Strategic takeaway: Crisis communication planning should make internal transparency and issue escalation a permanent part of your strategy.

4. The Relational Model

The relational model reframes crisis communication through the lens of stakeholder trust. It emphasizes that how you say something matters as much as what you say. The three pillars, transparency, empathy, and dialogue, drive effective response in a polarized, skeptical public environment.

Transparency means no spin. Brands need to acknowledge reality, even if that reality includes mistakes. Empathy means recognizing how the crisis affects people, such as customers, employees, and communities. Address those emotions head-on. Dialogue is about keeping communication open, allowing feedback, and not disappearing after the first statement.

The relational model is especially effective in consumer-facing crises where emotional response can make or break brand loyalty.

Strategic takeaway: Crisis communication strategy depends on emotional intelligence. Your tone will say more than your message.

5. Burnett’s Model

Burnett’s model proposes that every crisis opens a strategic window, a unique moment when the rules reset and public perception is temporarily flexible. In that window, bold action can turn crisis into opportunity.

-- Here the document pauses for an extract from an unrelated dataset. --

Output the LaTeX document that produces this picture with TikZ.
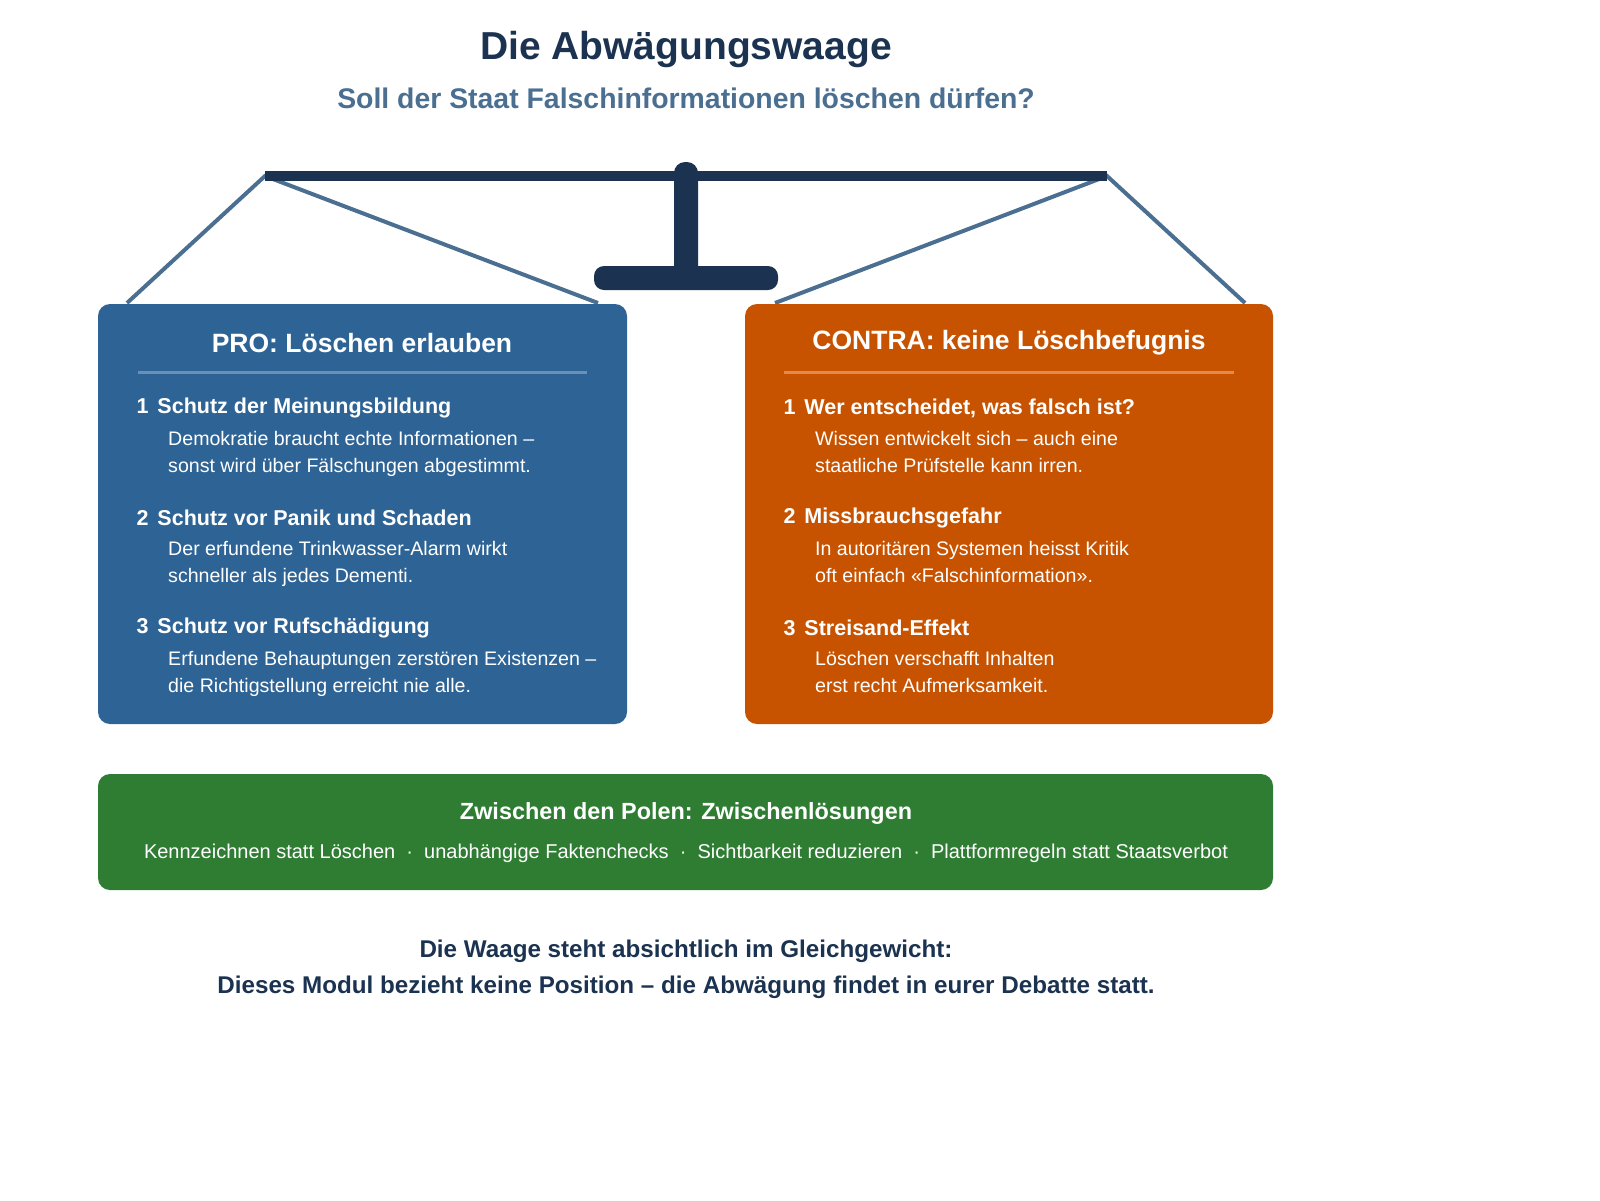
\documentclass[tikz,border=0pt]{standalone}
\usepackage{fontspec}
\setmainfont{Liberation Sans}
\definecolor{navy}{HTML}{1B3350}
\definecolor{steel}{HTML}{4A6F91}
\definecolor{problue}{HTML}{2E6395}
\definecolor{proline}{HTML}{6A90B8}
\definecolor{conorange}{HTML}{C75300}
\definecolor{conline}{HTML}{E38A4C}
\definecolor{midgreen}{HTML}{2E7D32}
\begin{document}
\begin{tikzpicture}[x=1pt,y=-1pt,
  string/.style={steel,line width=4pt},
  panel/.style={rounded corners=12pt},
  ttl/.style={text=white,font=\fontsize{26.5}{30}\selectfont\bfseries,anchor=center},
  num/.style={text=white,font=\fontsize{21.5}{25}\selectfont\bfseries,anchor=west},
  body/.style={text=white,font=\fontsize{19.6}{27}\selectfont,anchor=north west,align=left,inner sep=0pt}]
\useasboundingbox (0,0) rectangle (1600,1200);
\node[text=navy,font=\fontsize{39}{44}\selectfont\bfseries] (title) at (686,49) {Die Abwägungswaage};
\node[text=steel,font=\fontsize{28.4}{32}\selectfont\bfseries] (sub) at (686,98) {Soll der Staat Falschinformationen löschen dürfen?};
% scale
\coordinate (bl) at (265,176);
\coordinate (br) at (1107,176);
\coordinate (pl1) at (127,303);
\coordinate (pl2) at (598,303);
\coordinate (pr1) at (775,303);
\coordinate (pr2) at (1245,303);
\draw[string] (pl1) -- (bl) -- (pl2);
\draw[string] (pr1) -- (br) -- (pr2);
\draw[navy,line width=10pt] (bl) -- (br);
\fill[navy,rounded corners=11pt] (674,162) rectangle (698,285);
\fill[navy,rounded corners=10pt] (594,266) rectangle (778,290);
% PRO
\fill[problue,panel] (98,304) rectangle (627,724);
\node[ttl] (pt) at (362,343) {PRO: Löschen erlauben};
\draw[proline,line width=3pt] (138,372) -- (587,372);
\node[num] (p1) at (133,408) {1\hspace{9pt}Schutz der Meinungsbildung};
\node[body] (p1b) at (168,431) {Demokratie braucht echte Informationen –\\sonst wird über Fälschungen abgestimmt.};
\node[num] (p2) at (133,518) {2\hspace{9pt}Schutz vor Panik und Schaden};
\node[body] (p2b) at (168,541) {Der erfundene Trinkwasser-Alarm wirkt\\schneller als jedes Dementi.};
\node[num] (p3) at (133,628) {3\hspace{9pt}Schutz vor Rufschädigung};
\node[body] (p3b) at (168,651) {Erfundene Behauptungen zerstören Existenzen –\\die Richtigstellung erreicht nie alle.};
% CONTRA
\fill[conorange,panel] (745,304) rectangle (1273,724);
\node[ttl] (ct) at (1009,343) {CONTRA: keine Löschbefugnis};
\draw[conline,line width=3pt] (784,372) -- (1234,372);
\node[num] (c1) at (780,408) {1\hspace{9pt}Wer entscheidet, was falsch ist?};
\node[body] (c1b) at (815,431) {Wissen entwickelt sich – auch eine\\staatliche Prüfstelle kann irren.};
\node[num] (c2) at (780,518) {2\hspace{9pt}Missbrauchsgefahr};
\node[body] (c2b) at (815,541) {In autoritären Systemen heisst Kritik\\oft einfach «Falschinformation».};
\node[num] (c3) at (780,628) {3\hspace{9pt}Streisand-Effekt};
\node[body] (c3b) at (815,651) {Löschen verschafft Inhalten\\erst recht Aufmerksamkeit.};
% green
\fill[midgreen,panel] (98,774) rectangle (1273,890);
\node[text=white,font=\fontsize{23.4}{27}\selectfont\bfseries] (gt) at (686,813) {Zwischen den Polen: Zwischenlösungen};
\node[text=white,font=\fontsize{20}{24}\selectfont] (gl) at (686,853) {Kennzeichnen statt Löschen \ ·\ \ unabhängige Faktenchecks \ ·\ \ Sichtbarkeit reduzieren \ ·\ \ Plattformregeln statt Staatsverbot};
% footer
\node[text=navy,font=\fontsize{24.2}{36}\selectfont\bfseries,align=center] (foot) at (686,969) {Die Waage steht absichtlich im Gleichgewicht:\\Dieses Modul bezieht keine Position – die Abwägung findet in eurer Debatte statt.};
\end{tikzpicture}
\end{document}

This model encourages brands to go beyond damage control. Can you use the moment to take accountability and launch reform? Can you show leadership while others flounder? Can you turn transparency into trust and trust into differentiation?

Burnett’s model is most useful when the crisis affects an entire industry, giving forward-leaning brands the chance to lead the narrative. Examples include product recalls, public health crises, or major industry disruptions.

Strategic takeaway: Crisis communication planning should not just focus on damage limitation. It must focus on shaping leadership perception.

Final Word: Your Plan Is Your Brand

A crisis communication plan is a brand document. It should reflect your voice, your values, and your vision under pressure. If you treat it like a legal requirement, it will sound like a legal requirement. If you build it as a brand strategy, it will move people and protect what you have built.

The stakes are even higher when you consider leadership visibility during turbulent times. Your executives need the same level of planning precision and brand-first thinking. Building a strong CEO communications plan is critical to reinforcing credibility, trust, and strategic clarity when every word counts.

Crisis communication strategy, like any part of your brand foundation, requires discipline and foresight. A great crisis communications plan does more than protect your reputation. It turns volatile moments into brand-defining leadership opportunities.

The most advanced brands are now building narrative intelligence tools into their crisis communication planning. By using predictive analytics to surface emerging risks, shifts in sentiment, and potential reputational threats, brands can proactively adjust their messaging strategies before issues escalate.

Do not just write a plan. Build a reputation engine that runs under pressure. That is how great brands earn trust in real time.